Over the past 60 years, agricultural output and productivity have significantly increased, and plastic agricultural films for silage, mulch, and greenhouse applications have made substantial contributions to this development, says the study. In times of growing population, expanding urbanization, and shrinking arable land due to industrialization and soil erosion, any development increasing the output from the available land is welcome and embraced. The use of plastic films has been notable in the horticultural industry, as well as in preserving and improving the quality of silage and contributing to continuously increasing crop and milk yields.
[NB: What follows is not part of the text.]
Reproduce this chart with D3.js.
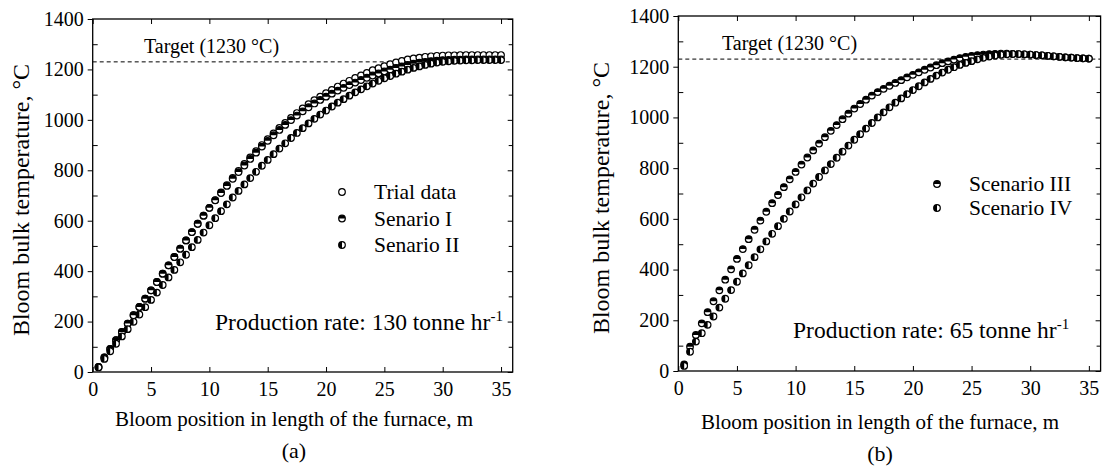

Protective mulch and greenhouse films have also enabled the extension of the cultivation in terms of the growing season and the location, helping growers in the harsh climatic conditions of cold as well as hot weather or water scarcity.

The 2030 Agenda for Sustainable Development formulated during the 2015 United Nations Summit has made a commitment, among others, to eradicate global poverty within the next 15-yr period and to become, for the first time in the human history, a zero-hunger generation. For this to be achieved, it is crucial to employ the latest technologies so that the efficiency of the global food supply chain is optimized, resulting in the maximum of food produced per drop of water, hectare of land and gram of agrochemicals used, while protecting crops to reduce food waste, adapting to climate change, and assuring the chain's sustainability in the long term. This will enable the continued growth of plastic films used in agriculture, which has been experiencing already healthy growth over the last ten years.

The three types of agricultural films—mulch film, greenhouse film and silage film—represent a major segment of polyethylene usage globally, valued at more than 8 billion dollars. The total demand for these films accounted for some 6 million tonnes in 2016 with greenhouse film representing nearly half of it, followed by mulch film with nearly a third and just over 20% held by silage film. The market for greenhouse film is expected to advance at the same pace of growth as mulch film, at just over 8%/annum over the next five years, while the demand for silage film is forecast to grow at a moderate rate of just under 4%.

The report says about 70% of global demand and production of agricultural films is concentrated in Asia, mainly in China, where the growth rate continues to reach double digits. This growth is driven by increasing specialization of the Chinese market, which will impact growing exports of more sophisticated films inside and outside of Asia. Another contributing factor is upgauging of previously very thin films intended mainly for the local market, which are now required by the Chinese regulations to be thicker and stronger.

The markets in Europe and North America have now matured, the study continues, although Mexico and some countries in Eastern Europe are still experiencing healthy growth in consumption of plastic films for agriculture. Another region with continued stellar growth is South and Central America, mainly due to its consumption and exports of silo bags, which have become particularly popular in this region. Due to more challenging climatic conditions, the demand in the Middle East and Africa will see steady growth at about 5%–6% a year over the next five years. Both these regions currently consume less than 4% of agricultural films produced globally.

The study notes that plastic films undoubtedly offer solutions concerning the global food supply, and they will hold an even more significant role as government funds are released to encourage agriculture in the developing regions. While agricultural films contribute to improved efficiency and output, growing concern about film waste and disposal is leading to growing interest in the use of biodegradable materials or utilizing advanced technologies that enable recycling of those heavily contaminated films where it is economically and environmentally feasible.